By Rick Kelo
Think about the economic things that come up in the news and discussions: minimum wage, health care, the recession, wartime spending, taxes. Well discussions about every one of those areas benefit from exposure to Positive Economics.
Positive Economics is the half of economics that focuses on cause & effect relationships.
Then there's the opposite of Positive Economics. With Google at everyone's fingertips the majority of discussions about an economic topic center on what's called "Normative Economics". The world the way you THINK it should be, not necessarily the way it really is. Normative Economic statements are subject to each person's individual opinions, values, and goals.
Positive Economics focuses on understanding the world the way it really is; not the way you think it is or should be. Positive Economics attempts to understand how a system operates rather than pass judgment on it.

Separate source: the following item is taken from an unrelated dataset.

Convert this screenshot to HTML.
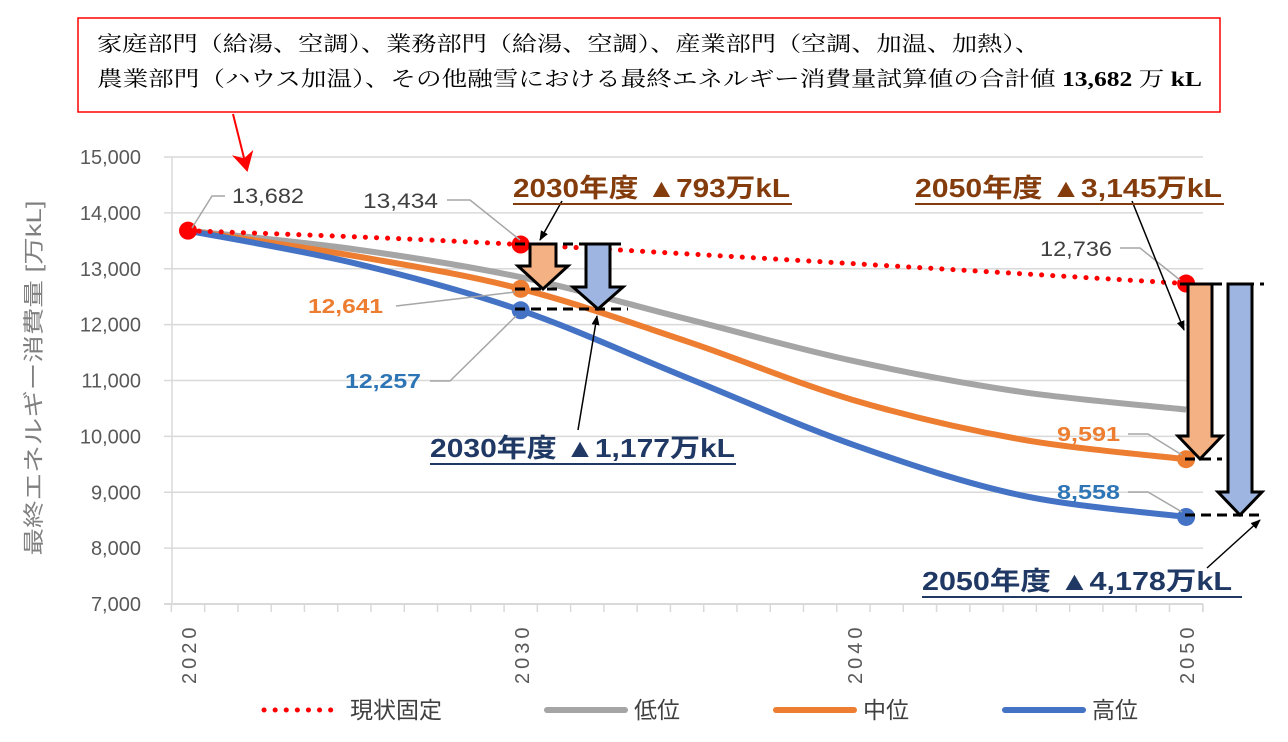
<!DOCTYPE html>
<html><head><meta charset="utf-8">
<style>
html,body{margin:0;padding:0;background:#fff;}
svg{display:block;font-family:"Liberation Sans","Noto Sans CJK JP",sans-serif;}
</style></head>
<body>
<svg id="s" width="1288" height="742" viewBox="0 0 1288 742" xmlns="http://www.w3.org/2000/svg">
<defs>
<marker id="ah" markerWidth="10" markerHeight="10" refX="9" refY="5" orient="auto" markerUnits="userSpaceOnUse"><path d="M0,1 L10,5 L0,9 Z" fill="#000"/></marker>
<marker id="rh" markerWidth="22" markerHeight="22" refX="18" refY="11" orient="auto" markerUnits="userSpaceOnUse"><path d="M0,0 L20,11 L0,22 L6,11 Z" fill="#f00"/></marker>
</defs>
<g id="grid" stroke="#d9d9d9" stroke-width="1.5"></g>
<line x1="172" y1="157" x2="172" y2="604" stroke="#d9d9d9" stroke-width="1.5"/>
<line x1="164" y1="604" x2="1203" y2="604" stroke="#d9d9d9" stroke-width="2"/>
<g id="ticks" stroke="#d9d9d9" stroke-width="1.5"></g>
<g id="ylab" font-size="20" fill="#595959" text-anchor="end"></g>
<text transform="translate(41,378) rotate(-90)" font-size="21" fill="#808080" text-anchor="middle" textLength="355" lengthAdjust="spacingAndGlyphs">最終エネルギー消費量 [万kL]</text>
<g font-size="20" fill="#595959" letter-spacing="4">
<text transform="translate(196,684) rotate(-90)">2020</text>
<text transform="translate(529,684) rotate(-90)">2030</text>
<text transform="translate(862,684) rotate(-90)">2040</text>
<text transform="translate(1194,684) rotate(-90)">2050</text>
</g>
<g id="series"></g>
<g stroke="#000" stroke-width="3" stroke-dasharray="10,6">
<line x1="515" y1="244" x2="625" y2="244"/>
<line x1="515" y1="289" x2="560" y2="289"/>
<line x1="515" y1="309" x2="628" y2="309"/>
<line x1="1180" y1="284" x2="1264" y2="284"/>
<line x1="1185" y1="459" x2="1222" y2="459"/>
<line x1="1185" y1="515" x2="1264" y2="515"/>
</g>
<g stroke="#000" stroke-width="3" stroke-linejoin="miter">
<path d="M530,244 L556,244 L556,266 L568,266 L543,289 L518,266 L530,266 Z" fill="#F4B183"/>
<path d="M586,244 L610,244 L610,287 L623,287 L598,309 L573,287 L586,287 Z" fill="#9DB5E0"/>
<path d="M1188,284 L1212,284 L1212,436 L1222,436 L1200,459 L1178,436 L1188,436 Z" fill="#F4B183"/>
<path d="M1228,284 L1252,284 L1252,492 L1262,492 L1240,515 L1218,492 L1228,492 Z" fill="#9DB5E0"/>
</g>
<g stroke="#a6a6a6" stroke-width="1.5" fill="none">
<polyline points="192,228 212,196 225,196"/>
<polyline points="447,200 470,200 520,240"/>
<polyline points="396,306 515,292"/>
<polyline points="430,381 450,381 516,316"/>
<polyline points="1120,248 1140,248 1180,280"/>
<polyline points="1128,434 1148,434 1182,455"/>
<polyline points="1128,492 1148,492 1182,512"/>
</g>
<g font-size="21" fill="#404040">
<text x="232" y="203" textLength="72" lengthAdjust="spacingAndGlyphs">13,682</text>
<text x="363" y="208" textLength="75" lengthAdjust="spacingAndGlyphs">13,434</text>
<text x="1040" y="256" textLength="72" lengthAdjust="spacingAndGlyphs">12,736</text>
</g>
<g font-size="20" font-weight="bold">
<text x="308" y="313" fill="#ED7D31" textLength="75" lengthAdjust="spacingAndGlyphs">12,641</text>
<text x="345" y="388" fill="#2E75B6" textLength="76" lengthAdjust="spacingAndGlyphs">12,257</text>
<text x="1057" y="441" fill="#ED7D31" textLength="63" lengthAdjust="spacingAndGlyphs">9,591</text>
<text x="1057" y="499" fill="#2E75B6" textLength="63" lengthAdjust="spacingAndGlyphs">8,558</text>
</g>
<g stroke="#000" stroke-width="1.5" marker-end="url(#ah)">
<line x1="562" y1="201" x2="540" y2="240"/>
<line x1="578" y1="430" x2="597" y2="316"/>
<line x1="1132" y1="201" x2="1184" y2="330"/>
<line x1="1207" y1="568" x2="1260" y2="520"/>
</g>
<g font-size="26" font-weight="bold">
<text x="513" y="197" fill="#843C0C" textLength="277" lengthAdjust="spacingAndGlyphs">2030年度 ▲793万kL</text>
<line x1="513" y1="204" x2="792" y2="204" stroke="#843C0C" stroke-width="2"/>
<text x="915" y="197" fill="#843C0C" textLength="307" lengthAdjust="spacingAndGlyphs">2050年度 ▲3,145万kL</text>
<line x1="915" y1="204" x2="1224" y2="204" stroke="#843C0C" stroke-width="2"/>
<text x="430" y="457" fill="#1F3864" textLength="305" lengthAdjust="spacingAndGlyphs">2030年度 ▲1,177万kL</text>
<line x1="430" y1="464" x2="736" y2="464" stroke="#1F3864" stroke-width="2"/>
<text x="922" y="590" fill="#1F3864" textLength="310" lengthAdjust="spacingAndGlyphs">2050年度 ▲4,178万kL</text>
<line x1="922" y1="597" x2="1242" y2="597" stroke="#1F3864" stroke-width="2"/>
</g>
<rect x="78" y="18" width="1142" height="94" fill="#fff" stroke="#f00" stroke-width="1.5"/>
<g font-family="'Liberation Serif','Noto Serif CJK SC',serif" font-size="21" fill="#000">
<text x="97" y="51" textLength="943" lengthAdjust="spacingAndGlyphs">家庭部門（給湯、空調）、業務部門（給湯、空調）、産業部門（空調、加温、加熱）、</text>
<text x="97" y="86" textLength="1105" lengthAdjust="spacingAndGlyphs">農業部門（ハウス加温）、その他融雪における最終エネルギー消費量試算値の合計値 <tspan font-weight="bold">13,682</tspan> 万 <tspan font-weight="bold">kL</tspan></text>
</g>
<line x1="233" y1="114" x2="247" y2="170" stroke="#f00" stroke-width="2" marker-end="url(#rh)"/>
<line x1="264" y1="710" x2="332" y2="710" stroke="#f00" stroke-width="5" stroke-dasharray="0.1,11" stroke-linecap="round"/>
<text x="350" y="718" font-size="23" fill="#404040">現状固定</text>
<line x1="547" y1="710" x2="625" y2="710" stroke="#a5a5a5" stroke-width="6" stroke-linecap="round"/>
<text x="634" y="718" font-size="23" fill="#404040">低位</text>
<line x1="776" y1="710" x2="854" y2="710" stroke="#ED7D31" stroke-width="6" stroke-linecap="round"/>
<text x="863" y="718" font-size="23" fill="#404040">中位</text>
<line x1="1005" y1="710" x2="1083" y2="710" stroke="#4472C4" stroke-width="6" stroke-linecap="round"/>
<text x="1092" y="718" font-size="23" fill="#404040">高位</text>
</svg>
<script>
var NS="http://www.w3.org/2000/svg";
function X(yr){return 188+(yr-2020)*33.27;}
function Y(v){return 604-(v-7000)*0.05587;}
function el(p,t,a){var e=document.createElementNS(NS,t);for(var k in a)e.setAttribute(k,a[k]);p.appendChild(e);return e;}
var g=document.getElementById("grid"),yl=document.getElementById("ylab"),tk=document.getElementById("ticks");
for(var v=7000;v<=15000;v+=1000){var y=Y(v);if(v>7000)el(g,"line",{x1:164,y1:y,x2:1203,y2:y});var t=el(yl,"text",{x:141,y:y+7});t.textContent=v.toLocaleString("en-US");}
for(var yr=2019.5;yr<=2050.6;yr+=1){var x=X(yr);el(tk,"line",{x1:x,y1:604,x2:x,y2:612});}
el(tk,"line",{x1:1203,y1:604,x2:1203,y2:612});
function path(pts){var p=pts.map(function(a){return [X(a[0]),Y(a[1])];});var d="M"+p[0][0]+","+p[0][1];
for(var i=0;i<p.length-1;i++){var p0=p[i-1]||p[i],p1=p[i],p2=p[i+1],p3=p[i+2]||p[i+1];
var c1=[p1[0]+(p2[0]-p0[0])/6,p1[1]+(p2[1]-p0[1])/6],c2=[p2[0]-(p3[0]-p1[0])/6,p2[1]-(p3[1]-p1[1])/6];
d+=" C"+c1+" "+c2+" "+p2;}return d;}
var s=document.getElementById("series");
el(s,"path",{d:path([[2020,13682],[2025,13350],[2030,12850],[2035,12100],[2040,11350],[2045,10800],[2050,10480]]),stroke:"#a5a5a5","stroke-width":6,fill:"none"});
el(s,"path",{d:path([[2020,13682],[2025,13230],[2030,12641],[2035,11700],[2040,10650],[2045,9950],[2050,9591]]),stroke:"#ED7D31","stroke-width":6,fill:"none"});
el(s,"path",{d:path([[2020,13682],[2025,13100],[2030,12257],[2035,11050],[2040,9850],[2045,8950],[2050,8558]]),stroke:"#4472C4","stroke-width":6,fill:"none"});
el(s,"path",{d:path([[2020,13682],[2030,13434],[2050,12736]]),stroke:"#f00","stroke-width":5,fill:"none","stroke-dasharray":"0.1,11","stroke-linecap":"round"});
[[2020,13682,"#f00"],[2030,13434,"#f00"],[2030,12641,"#ED7D31"],[2030,12257,"#4472C4"],[2050,12736,"#f00"],[2050,9591,"#ED7D31"],[2050,8558,"#4472C4"]].forEach(function(m){el(s,"circle",{cx:X(m[0]),cy:Y(m[1]),r:9,fill:m[2]});});
</script>
</body></html>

An example we can all relate to: We've all seen someone (but not us of course), who's read a blog post or news article they didn't like, then went to the internet and searched for some factoid to disprove the thing they didn't like. That is the practice of Normative Economics: searching for that factoid (a piece of Positive Economics) to validate the Normative conclusion they held beforehand.
The problem with that approach: In order to reach the correct conclusion by anything other than dumb luck we must use Positive Economics first. One must see the world the way it really is; not the way their set of personal biases tells them it "should be."
The implication: This does not mean there is no place for Normative Economics, of course it doesn't. After all without normative judgments how would we know if that politician was suggesting a good tax rate or a bad tax rate? Of course someone like me would tell you that a point on a graph can't be good or bad, but then you'd tell me that the last 5 years the economy has been "bad" right? But if the economy is "bad" then you've already made your own value judgment that it should be some other different way and that something must be done to force the economy to be a "good" economy... whatever that means to you.
Even in that example we could all agree on (that the economy has recently been "bad") can you see the slippery slope?
Normative Economics unfortunately rarely is used to describe our ideal world. It’s usually abused as a way to tap dance around the truth of a matter by presenting only a couple isolated factoids to "prove" the opinion someone already had beforehand. If we want to ground our views in reality we need to first learn the reality of the matter, and then decide within reality what would be a "good" outcome or "bad" outcome. Going at things the opposite way replaces the truthfulness of mathematics with the subjectiveness of emotion.